TASK
Give back the full listing, character for character, with no pictures.
----------
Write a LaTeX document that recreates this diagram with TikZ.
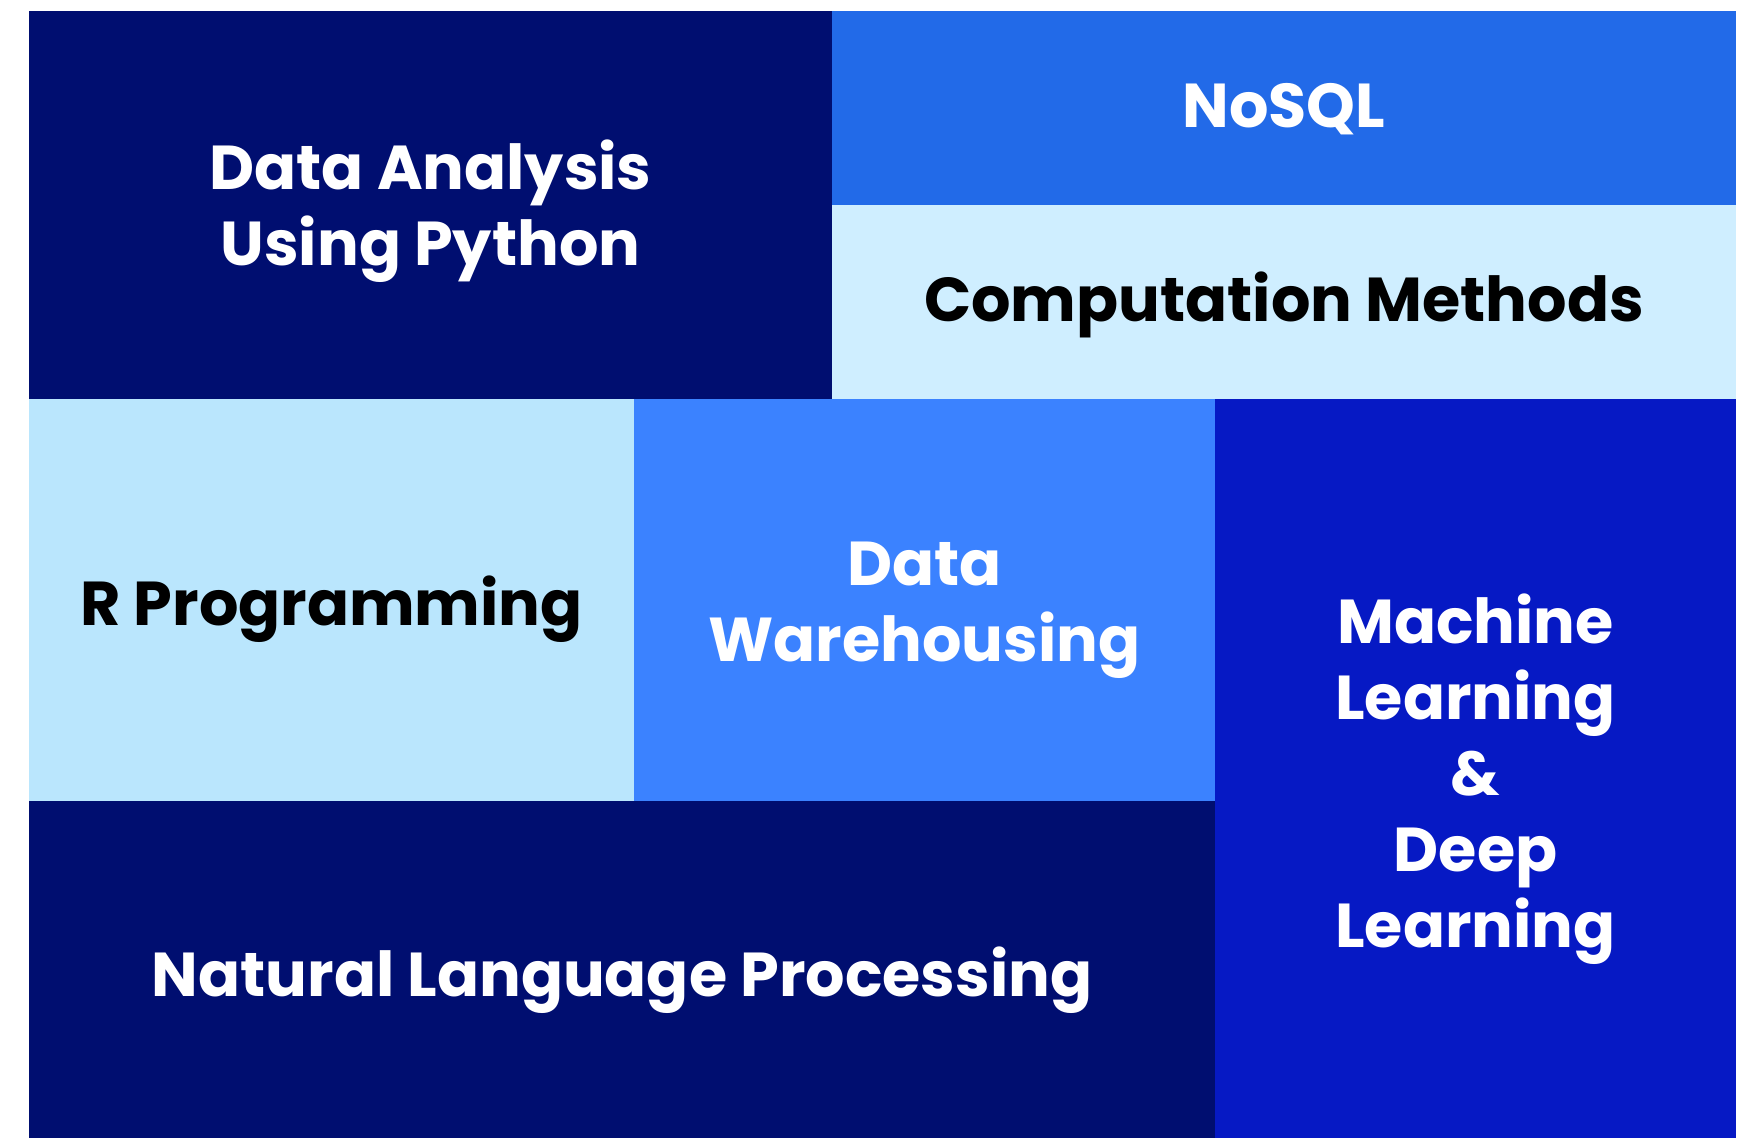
\documentclass[tikz,border=0pt]{standalone}
\usepackage{fontspec}
\setmainfont{Poppins}
\usepackage{tikz}

\definecolor{navy}{RGB}{0,14,112}
\definecolor{nosqlblue}{RGB}{34,106,232}
\definecolor{paleblue}{RGB}{207,238,255}
\definecolor{skyblue}{RGB}{186,230,253}
\definecolor{midblue}{RGB}{59,130,255}
\definecolor{royal}{RGB}{6,25,196}

\begin{document}
\begin{tikzpicture}[x=1pt, y=-1pt,
    tile/.style={inner sep=0pt, outer sep=0pt},
    label/.style={inner sep=0pt, align=center,
        font=\fontsize{62}{76}\selectfont\bfseries},
    darklabel/.style={label, text=white},
    lightlabel/.style={label, text=black}]
    % Canvas (image is 1745 x 1138 px)
    \useasboundingbox[fill=white] (0,0) rectangle (1745,1138);

    % Top row
    \node[tile, fill=navy, minimum width=803pt, minimum height=388pt] (python) at (430.5,205) {};
    \node[tile, fill=nosqlblue, minimum width=904pt, minimum height=194pt] (nosql) at (1284,108) {};
    \node[tile, fill=paleblue, minimum width=904pt, minimum height=194pt] (compute) at (1284,302) {};

    % Middle row
    \node[tile, fill=skyblue, minimum width=605pt, minimum height=402pt] (rprog) at (331.5,600) {};
    \node[tile, fill=midblue, minimum width=581pt, minimum height=402pt] (dwh) at (924.5,600) {};
    \node[tile, fill=royal, minimum width=521pt, minimum height=739pt] (mldl) at (1475.5,768.5) {};

    % Bottom row
    \node[tile, fill=navy, minimum width=1186pt, minimum height=337pt] (nlp) at (622,969.5) {};

    % Labels
    \node[darklabel, yshift=-6pt] (python-text) at (python) {Data Analysis\\Using Python};
    \node[darklabel, yshift=-1pt] (nosql-text) at (nosql) {NoSQL};
    \node[lightlabel, yshift=-3pt] (compute-text) at (compute) {Computation Methods};
    \node[lightlabel, yshift=-9pt] (rprog-text) at (rprog) {R Programming};
    \node[darklabel, yshift=-10pt] (dwh-text) at (dwh) {Data\\Warehousing};
    \node[darklabel, yshift=-11pt] (mldl-text) at (mldl) {Machine\\Learning\\\&\\Deep\\Learning};
    \node[darklabel, yshift=-11pt] (nlp-text) at (nlp) {Natural Language Processing};
\end{tikzpicture}
\end{document}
----------
REPLY TO THE TASK
Write a LaTeX document that recreates this diagram with TikZ.
\documentclass[tikz,border=0pt]{standalone}
\usepackage{fontspec}
\setmainfont{Poppins}
\usepackage{tikz}

\definecolor{navy}{RGB}{0,14,112}
\definecolor{nosqlblue}{RGB}{34,106,232}
\definecolor{paleblue}{RGB}{207,238,255}
\definecolor{skyblue}{RGB}{186,230,253}
\definecolor{midblue}{RGB}{59,130,255}
\definecolor{royal}{RGB}{6,25,196}

\begin{document}
\begin{tikzpicture}[x=1pt, y=-1pt,
    tile/.style={inner sep=0pt, outer sep=0pt},
    label/.style={inner sep=0pt, align=center,
        font=\fontsize{62}{76}\selectfont\bfseries},
    darklabel/.style={label, text=white},
    lightlabel/.style={label, text=black}]
    % Canvas (image is 1745 x 1138 px)
    \useasboundingbox[fill=white] (0,0) rectangle (1745,1138);

    % Top row
    \node[tile, fill=navy, minimum width=803pt, minimum height=388pt] (python) at (430.5,205) {};
    \node[tile, fill=nosqlblue, minimum width=904pt, minimum height=194pt] (nosql) at (1284,108) {};
    \node[tile, fill=paleblue, minimum width=904pt, minimum height=194pt] (compute) at (1284,302) {};

    % Middle row
    \node[tile, fill=skyblue, minimum width=605pt, minimum height=402pt] (rprog) at (331.5,600) {};
    \node[tile, fill=midblue, minimum width=581pt, minimum height=402pt] (dwh) at (924.5,600) {};
    \node[tile, fill=royal, minimum width=521pt, minimum height=739pt] (mldl) at (1475.5,768.5) {};

    % Bottom row
    \node[tile, fill=navy, minimum width=1186pt, minimum height=337pt] (nlp) at (622,969.5) {};

    % Labels
    \node[darklabel, yshift=-6pt] (python-text) at (python) {Data Analysis\\Using Python};
    \node[darklabel, yshift=-1pt] (nosql-text) at (nosql) {NoSQL};
    \node[lightlabel, yshift=-3pt] (compute-text) at (compute) {Computation Methods};
    \node[lightlabel, yshift=-9pt] (rprog-text) at (rprog) {R Programming};
    \node[darklabel, yshift=-10pt] (dwh-text) at (dwh) {Data\\Warehousing};
    \node[darklabel, yshift=-11pt] (mldl-text) at (mldl) {Machine\\Learning\\\&\\Deep\\Learning};
    \node[darklabel, yshift=-11pt] (nlp-text) at (nlp) {Natural Language Processing};
\end{tikzpicture}
\end{document}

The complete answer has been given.